Outro ponto encaminhado foi a elaboração de um protocolo para o desenvolvimento na carreira docente, que possa ser defendido nos órgãos deliberativos máximos de cada instituição de ensino. Esse protocolo deve contemplar questões étnico-raciais, de gênero e diversidade sexual, além de garantir direitos de docentes cuidadoras e cuidadores, de famílias atípicas, de docentes com deficiência e de mães e pais de pessoas com deficiência.
Também que se avalie o ingresso de ação judicial coletiva pela implementação dos reflexos financeiros do Piso Salarial Profissional Nacional para docentes que atuam na educação básica nas Iees, Imes e Ides. Além disso, que se fortaleça a campanha “Magistério Unido, Piso Garantido”, pela adoção do PSPN para profissionais do magistério público, como referência do piso gerador da malha salarial de toda a categoria docente da educação pública.
Por fim, foi enfatizada a urgência do fortalecimento da luta pela implementação total do Termo de Acordo de Greve de 2024, especialmente no que diz respeito à dispensa do ponto eletrônico e à mudança da carga horária de ensino para a carreira EBTT.
Para Jacqueline Alves, 1ª vice-presidenta da Regional Leste do ANDES-SN e da coordenação do GT Carreira, os encontros foram de grande importância ao reafirmar a luta classista, ao reconhecer a diversidade, a concretude objetiva e subjetiva e toda a implicação histórica das violências e desigualdades decorrentes do racismo, da misoginia, da LGBTI+fobia e do capacitismo, que é preciso cotidianamente combater.

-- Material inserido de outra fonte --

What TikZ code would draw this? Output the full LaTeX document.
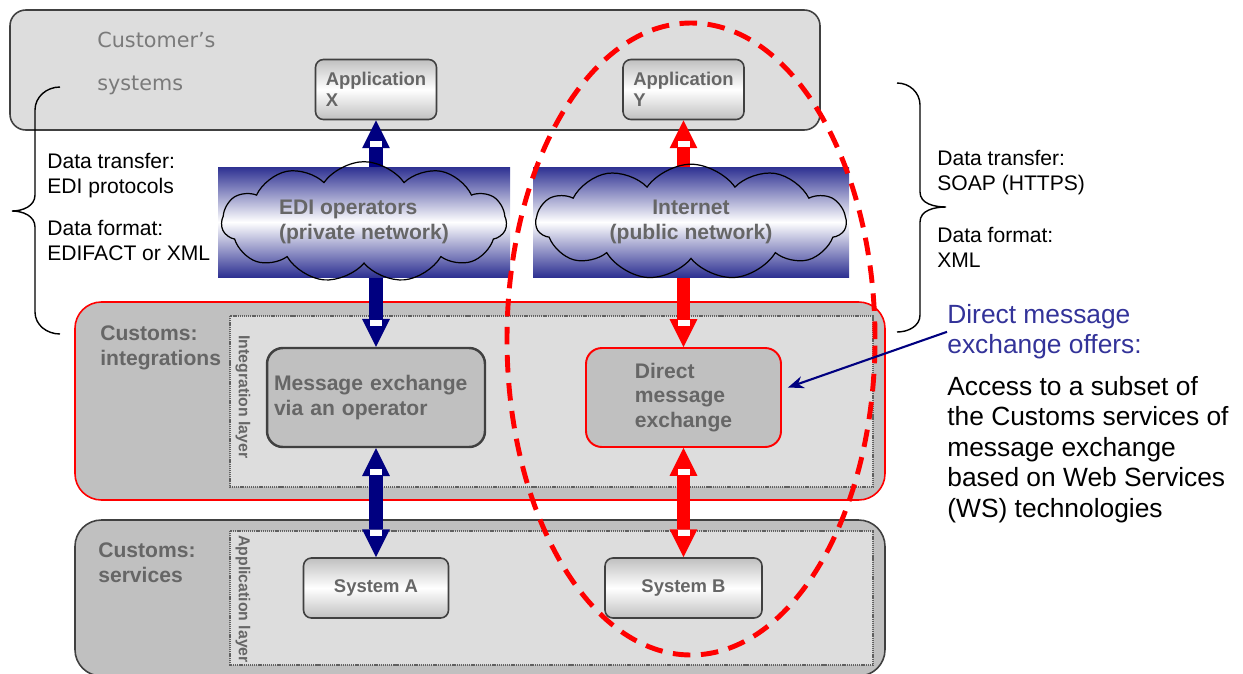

“Com essas referências, lutamos pela carreira docente unificada, pela relação imprescindível entre a educação básica e o ensino superior, por nossos direitos, por condições de trabalho dignas e para realizarmos, com as e os estudantes e com outras e outros trabalhadores, uma educação inclusiva, laica, de qualidade, pautada nos princípios da formação omnilateral e humana”, concluiu.